— Exercise objective —
In the material below, find each line holding the string "this" and copy it.

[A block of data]
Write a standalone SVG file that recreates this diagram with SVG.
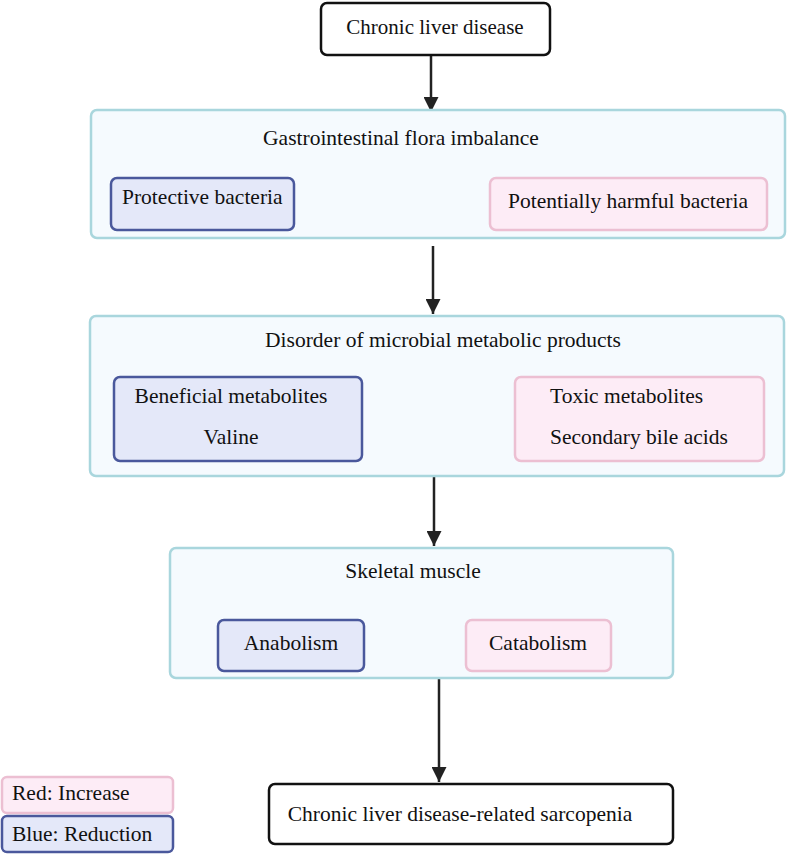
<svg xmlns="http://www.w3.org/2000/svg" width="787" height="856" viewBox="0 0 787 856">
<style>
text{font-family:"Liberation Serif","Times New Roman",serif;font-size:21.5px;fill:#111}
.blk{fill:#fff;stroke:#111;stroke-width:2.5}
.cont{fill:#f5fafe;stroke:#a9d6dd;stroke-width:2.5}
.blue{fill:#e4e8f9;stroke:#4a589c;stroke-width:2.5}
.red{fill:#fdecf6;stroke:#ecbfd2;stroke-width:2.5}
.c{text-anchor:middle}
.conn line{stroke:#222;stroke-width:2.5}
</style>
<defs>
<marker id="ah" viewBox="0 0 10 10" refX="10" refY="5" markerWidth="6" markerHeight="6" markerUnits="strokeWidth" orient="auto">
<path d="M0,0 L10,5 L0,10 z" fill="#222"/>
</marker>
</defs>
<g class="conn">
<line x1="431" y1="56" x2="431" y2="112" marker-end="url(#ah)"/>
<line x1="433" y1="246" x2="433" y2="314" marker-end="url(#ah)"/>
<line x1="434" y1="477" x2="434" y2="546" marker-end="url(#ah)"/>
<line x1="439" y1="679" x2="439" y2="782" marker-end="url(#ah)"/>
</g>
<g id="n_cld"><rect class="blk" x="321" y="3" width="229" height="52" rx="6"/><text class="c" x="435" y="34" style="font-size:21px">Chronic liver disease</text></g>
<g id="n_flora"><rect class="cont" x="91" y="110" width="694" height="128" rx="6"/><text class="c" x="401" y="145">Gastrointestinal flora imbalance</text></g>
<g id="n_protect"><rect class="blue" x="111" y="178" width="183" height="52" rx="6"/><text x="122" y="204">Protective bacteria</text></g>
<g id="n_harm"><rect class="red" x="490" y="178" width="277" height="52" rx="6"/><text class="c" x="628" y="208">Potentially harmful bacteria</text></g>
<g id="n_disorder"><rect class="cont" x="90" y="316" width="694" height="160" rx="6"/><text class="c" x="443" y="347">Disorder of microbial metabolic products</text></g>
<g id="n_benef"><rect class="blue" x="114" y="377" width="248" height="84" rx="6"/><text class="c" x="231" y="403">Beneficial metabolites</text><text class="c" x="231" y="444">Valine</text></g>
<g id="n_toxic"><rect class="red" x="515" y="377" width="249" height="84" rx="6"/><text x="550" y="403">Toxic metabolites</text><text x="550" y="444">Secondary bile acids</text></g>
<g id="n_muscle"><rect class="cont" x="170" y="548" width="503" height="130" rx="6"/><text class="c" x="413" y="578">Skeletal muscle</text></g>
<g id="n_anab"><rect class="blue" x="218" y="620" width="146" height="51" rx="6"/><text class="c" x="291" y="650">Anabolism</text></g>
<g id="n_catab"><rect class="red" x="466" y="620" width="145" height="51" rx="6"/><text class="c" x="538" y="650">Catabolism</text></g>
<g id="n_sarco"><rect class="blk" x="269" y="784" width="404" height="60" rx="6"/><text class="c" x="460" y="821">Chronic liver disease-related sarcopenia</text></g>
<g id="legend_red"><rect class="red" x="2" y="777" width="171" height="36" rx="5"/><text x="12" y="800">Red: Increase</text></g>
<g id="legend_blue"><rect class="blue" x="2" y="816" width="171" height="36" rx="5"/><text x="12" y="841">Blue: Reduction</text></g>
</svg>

==

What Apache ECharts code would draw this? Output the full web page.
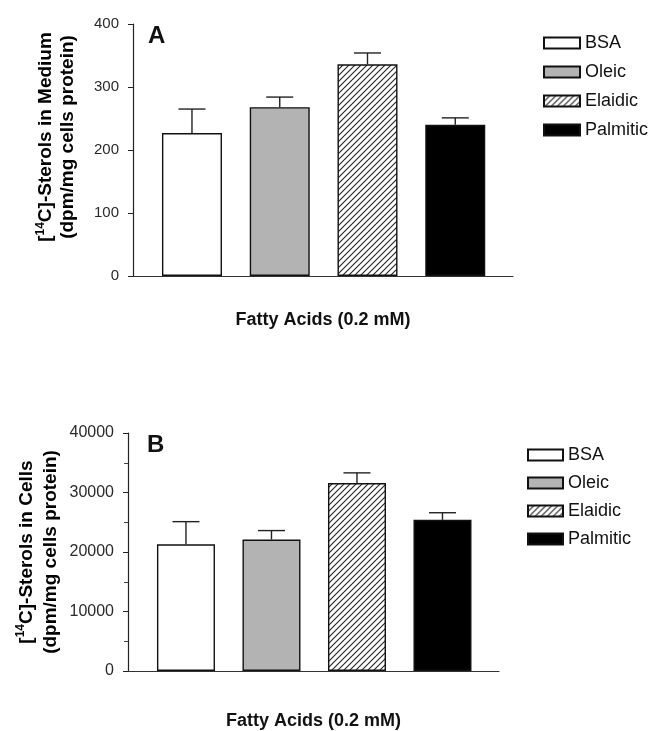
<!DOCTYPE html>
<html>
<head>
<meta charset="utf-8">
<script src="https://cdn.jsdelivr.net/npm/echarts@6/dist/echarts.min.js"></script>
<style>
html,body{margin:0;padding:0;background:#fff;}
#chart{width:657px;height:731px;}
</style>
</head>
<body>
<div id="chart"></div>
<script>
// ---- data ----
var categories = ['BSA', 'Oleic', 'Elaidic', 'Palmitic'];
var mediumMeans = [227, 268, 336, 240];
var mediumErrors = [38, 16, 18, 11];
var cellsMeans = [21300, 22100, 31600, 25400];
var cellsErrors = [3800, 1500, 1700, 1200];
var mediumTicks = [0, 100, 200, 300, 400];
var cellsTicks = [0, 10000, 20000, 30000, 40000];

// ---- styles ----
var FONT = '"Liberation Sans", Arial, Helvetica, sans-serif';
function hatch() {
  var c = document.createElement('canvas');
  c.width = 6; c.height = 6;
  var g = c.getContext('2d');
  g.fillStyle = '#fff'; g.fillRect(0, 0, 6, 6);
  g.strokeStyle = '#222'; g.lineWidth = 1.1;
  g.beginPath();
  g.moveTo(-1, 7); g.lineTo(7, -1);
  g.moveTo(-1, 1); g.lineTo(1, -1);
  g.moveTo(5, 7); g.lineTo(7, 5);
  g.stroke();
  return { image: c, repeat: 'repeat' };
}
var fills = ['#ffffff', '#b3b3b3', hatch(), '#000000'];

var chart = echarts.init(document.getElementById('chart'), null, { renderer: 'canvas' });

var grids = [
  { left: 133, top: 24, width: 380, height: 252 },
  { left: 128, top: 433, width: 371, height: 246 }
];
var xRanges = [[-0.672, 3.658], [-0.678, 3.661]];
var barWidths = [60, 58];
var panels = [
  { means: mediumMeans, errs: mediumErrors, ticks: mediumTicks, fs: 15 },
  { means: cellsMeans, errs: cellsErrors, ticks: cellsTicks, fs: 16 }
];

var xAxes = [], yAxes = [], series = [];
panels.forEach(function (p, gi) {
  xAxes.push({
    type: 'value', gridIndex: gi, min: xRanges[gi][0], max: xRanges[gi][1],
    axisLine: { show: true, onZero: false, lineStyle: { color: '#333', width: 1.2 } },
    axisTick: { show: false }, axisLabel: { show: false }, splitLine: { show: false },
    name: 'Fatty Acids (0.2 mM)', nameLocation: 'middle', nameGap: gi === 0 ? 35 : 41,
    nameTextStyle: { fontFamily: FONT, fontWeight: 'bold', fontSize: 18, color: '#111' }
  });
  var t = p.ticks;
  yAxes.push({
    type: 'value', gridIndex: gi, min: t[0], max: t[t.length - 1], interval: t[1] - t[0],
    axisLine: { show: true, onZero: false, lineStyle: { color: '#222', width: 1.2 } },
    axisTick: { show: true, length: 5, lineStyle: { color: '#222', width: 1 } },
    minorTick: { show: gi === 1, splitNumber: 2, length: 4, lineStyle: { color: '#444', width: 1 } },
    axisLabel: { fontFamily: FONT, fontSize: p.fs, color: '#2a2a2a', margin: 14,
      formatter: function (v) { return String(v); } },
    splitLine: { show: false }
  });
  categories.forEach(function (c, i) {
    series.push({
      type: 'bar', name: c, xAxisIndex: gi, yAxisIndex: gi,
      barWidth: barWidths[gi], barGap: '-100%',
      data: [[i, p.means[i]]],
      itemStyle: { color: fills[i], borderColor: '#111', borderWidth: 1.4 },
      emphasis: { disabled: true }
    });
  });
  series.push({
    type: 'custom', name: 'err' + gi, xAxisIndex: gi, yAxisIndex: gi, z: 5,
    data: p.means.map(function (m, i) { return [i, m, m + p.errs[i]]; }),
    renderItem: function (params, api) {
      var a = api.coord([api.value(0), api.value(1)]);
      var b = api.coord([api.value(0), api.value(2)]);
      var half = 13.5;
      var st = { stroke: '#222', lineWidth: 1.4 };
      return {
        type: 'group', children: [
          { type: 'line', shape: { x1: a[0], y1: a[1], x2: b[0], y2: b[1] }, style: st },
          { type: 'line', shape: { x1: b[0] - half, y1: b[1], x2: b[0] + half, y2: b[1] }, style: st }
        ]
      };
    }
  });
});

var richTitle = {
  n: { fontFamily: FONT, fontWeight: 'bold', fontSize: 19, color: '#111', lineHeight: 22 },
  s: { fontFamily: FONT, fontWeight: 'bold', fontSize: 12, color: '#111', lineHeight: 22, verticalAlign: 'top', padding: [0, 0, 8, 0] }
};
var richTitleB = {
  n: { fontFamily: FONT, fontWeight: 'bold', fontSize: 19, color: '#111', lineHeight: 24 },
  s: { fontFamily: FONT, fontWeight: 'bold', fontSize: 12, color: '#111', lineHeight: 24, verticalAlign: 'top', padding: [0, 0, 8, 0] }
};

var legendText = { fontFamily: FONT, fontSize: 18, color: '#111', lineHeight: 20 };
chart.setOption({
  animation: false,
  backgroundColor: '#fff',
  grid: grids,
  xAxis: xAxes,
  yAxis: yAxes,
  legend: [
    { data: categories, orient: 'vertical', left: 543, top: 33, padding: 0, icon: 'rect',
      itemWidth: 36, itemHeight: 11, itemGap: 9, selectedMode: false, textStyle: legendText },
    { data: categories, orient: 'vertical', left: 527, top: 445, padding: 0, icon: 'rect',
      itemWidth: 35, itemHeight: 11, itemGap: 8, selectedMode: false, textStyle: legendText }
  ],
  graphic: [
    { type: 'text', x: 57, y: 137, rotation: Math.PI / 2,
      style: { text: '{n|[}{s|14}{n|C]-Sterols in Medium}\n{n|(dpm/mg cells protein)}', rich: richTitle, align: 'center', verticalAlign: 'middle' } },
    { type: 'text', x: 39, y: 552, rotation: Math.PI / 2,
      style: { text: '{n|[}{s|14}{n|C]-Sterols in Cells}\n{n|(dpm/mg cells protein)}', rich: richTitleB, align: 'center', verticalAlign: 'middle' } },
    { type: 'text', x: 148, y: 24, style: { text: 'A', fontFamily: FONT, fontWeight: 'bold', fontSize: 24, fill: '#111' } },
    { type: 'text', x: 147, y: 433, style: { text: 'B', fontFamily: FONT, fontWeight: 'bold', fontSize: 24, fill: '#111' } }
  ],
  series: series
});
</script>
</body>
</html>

— The result —
Write a standalone SVG file that recreates this diagram with SVG.
What Apache ECharts code would draw this? Output the full web page.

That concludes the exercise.